Assuming you have solved 6 layers, all center pieces are solved. 

The corner chances are constant on every cube. 

An nxnxn cube has 4(n-2) edges in the last layer. There is a number of different edge pieces (4x4 has 1, 5x5 has 2, 6x6 has 2, 7x7 has 3 etc.) on each cube. You can calculate the number of different edge pieces by dividing n by 2, then subtracting 1. If you round it you have the number of different edges. In the last layer, there are 8 of each type, except for a middle edge piece, which only exists on odd cubes, of which there are 4. 

Middle edge pieces have orientation and permutation, the other edge pieces only have permutation.

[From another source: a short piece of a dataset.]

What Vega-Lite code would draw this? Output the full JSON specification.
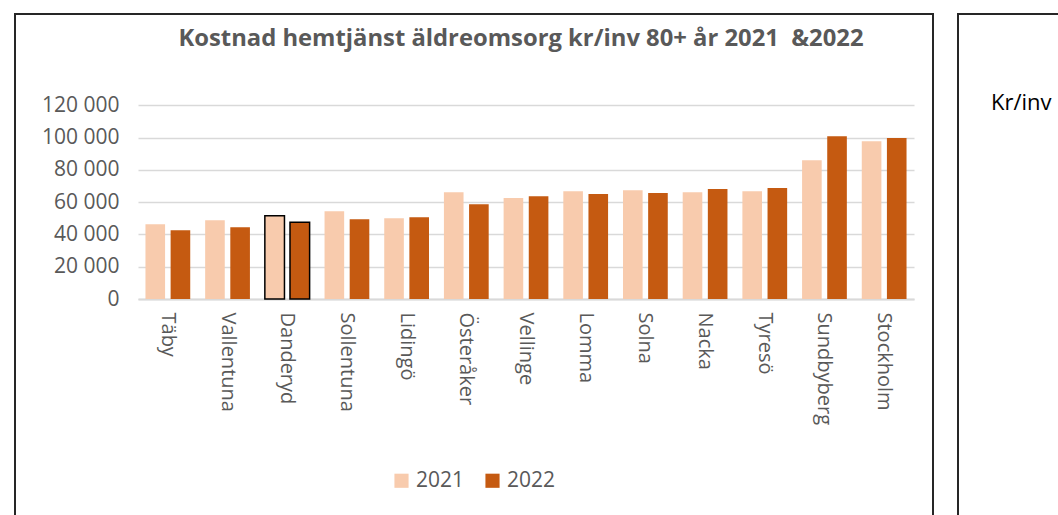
{
  "$schema": "https://vega.github.io/schema/vega-lite/v6.json",
  "padding": {"left": 14, "top": 12, "right": 0, "bottom": 0},
  "background": "white",
  "config": {
    "locale": {"number": {"decimal": ",", "thousands": " ", "grouping": [3], "currency": ["", " kr"]}},
    "view": {"stroke": "#262626", "strokeWidth": 2},
    "font": "Open Sans"
  },
  "spacing": 25,
  "bounds": "flush",
  "hconcat": [
    {
      "width": 918,
      "height": 520,
      "title": {
        "text": "Kostnad hemtjänst äldreomsorg kr/inv 80+ år 2021\u00a0\u00a0&2022",
        "font": "Open Sans",
        "fontSize": 23.8,
        "fontWeight": "bold",
        "color": "#595959",
        "anchor": "middle",
        "frame": "group",
        "baseline": "alphabetic",
        "offset": -55.5,
        "dx": 47
      },
      "data": {
        "values": [
          {"kommun": "Täby", "year": "2021", "value": 46300},
          {"kommun": "Täby", "year": "2022", "value": 42600},
          {"kommun": "Vallentuna", "year": "2021", "value": 48800},
          {"kommun": "Vallentuna", "year": "2022", "value": 44500},
          {"kommun": "Danderyd", "year": "2021", "value": 51500},
          {"kommun": "Danderyd", "year": "2022", "value": 47600},
          {"kommun": "Sollentuna", "year": "2021", "value": 54400},
          {"kommun": "Sollentuna", "year": "2022", "value": 49400},
          {"kommun": "Lidingö", "year": "2021", "value": 50100},
          {"kommun": "Lidingö", "year": "2022", "value": 50700},
          {"kommun": "Österåker", "year": "2021", "value": 66200},
          {"kommun": "Österåker", "year": "2022", "value": 58700},
          {"kommun": "Vellinge", "year": "2021", "value": 62500},
          {"kommun": "Vellinge", "year": "2022", "value": 63700},
          {"kommun": "Lomma", "year": "2021", "value": 66800},
          {"kommun": "Lomma", "year": "2022", "value": 65000},
          {"kommun": "Solna", "year": "2021", "value": 67400},
          {"kommun": "Solna", "year": "2022", "value": 65600},
          {"kommun": "Nacka", "year": "2021", "value": 66200},
          {"kommun": "Nacka", "year": "2022", "value": 68100},
          {"kommun": "Tyresö", "year": "2021", "value": 66800},
          {"kommun": "Tyresö", "year": "2022", "value": 68700},
          {"kommun": "Sundbyberg", "year": "2021", "value": 86000},
          {"kommun": "Sundbyberg", "year": "2022", "value": 100900},
          {"kommun": "Stockholm", "year": "2021", "value": 97800},
          {"kommun": "Stockholm", "year": "2022", "value": 99800}
        ]
      },
      "mark": {"type": "bar", "stroke": "#000000"},
      "encoding": {
        "x": {
          "field": "kommun",
          "type": "nominal",
          "sort": null,
          "scale": {"range": [123, 899], "paddingInner": 0.25, "paddingOuter": 0.125},
          "axis": {
            "title": null,
            "orient": "bottom",
            "offset": -235,
            "labelAngle": 90,
            "labelAlign": "left",
            "labelBaseline": "middle",
            "labelPadding": 13,
            "labelFont": "Open Sans",
            "labelFontSize": 20,
            "labelColor": "#595959",
            "ticks": false,
            "tickSize": 0,
            "grid": false,
            "domain": true,
            "domainColor": "#D9D9D9",
            "domainWidth": 2
          }
        },
        "xOffset": {
          "field": "year",
          "type": "nominal",
          "scale": {"paddingInner": 0.22, "paddingOuter": 0}
        },
        "y": {
          "field": "value",
          "type": "quantitative",
          "scale": {"domain": [0, 120000], "range": [285, 91.3], "nice": false, "zero": true},
          "axis": {
            "title": null,
            "orient": "left",
            "offset": -123,
            "values": [0, 20000, 40000, 60000, 80000, 100000, 120000],
            "format": ",d",
            "labelPadding": 19,
            "labelFont": "Open Sans",
            "labelFontSize": 21,
            "labelColor": "#595959",
            "ticks": false,
            "tickSize": 0,
            "domain": false,
            "grid": true,
            "gridColor": "#D9D9D9",
            "gridWidth": 1.5
          }
        },
        "color": {
          "field": "year",
          "type": "nominal",
          "scale": {"domain": ["2021", "2022"], "range": ["#F8CBAD", "#C55A11"]},
          "legend": {
            "title": null,
            "orient": "none",
            "direction": "horizontal",
            "legendX": 376,
            "legendY": 456,
            "padding": 0,
            "symbolType": "square",
            "symbolSize": 200,
            "symbolStrokeWidth": 0,
            "labelFont": "Open Sans",
            "labelFontSize": 21,
            "labelColor": "#595959",
            "labelOffset": 4,
            "columnPadding": 17
          }
        },
        "strokeWidth": {
          "condition": {"test": "datum.kommun === 'Danderyd'", "value": 1.5},
          "value": 0
        }
      }
    },
    {
      "width": 200,
      "height": 520,
      "view": {"stroke": "#262626", "strokeWidth": 2, "fill": "white"},
      "title": {
        "text": "Kr/inv",
        "font": "Open Sans",
        "fontSize": 22,
        "fontWeight": "normal",
        "color": "#000000",
        "anchor": "start",
        "frame": "group",
        "baseline": "alphabetic",
        "offset": -118.5,
        "dx": 33
      },
      "data": {"values": [{"k": "Kr/inv"}]},
      "mark": {"type": "rule", "opacity": 0},
      "encoding": {}
    }
  ]
}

The number of possibilities for 8 edges is 8!, (parity exists), one of which is the solved state. That's 1/40320. The chance that the middle edges are solved is 1/((2^4)/2)*((4!)/4) (parity doesn't exist), which is 1/48. The chance that this is also solved in relation to te corners is 1/2 (H-perm is possible) so the chance that the middle edges are solved is 1/92.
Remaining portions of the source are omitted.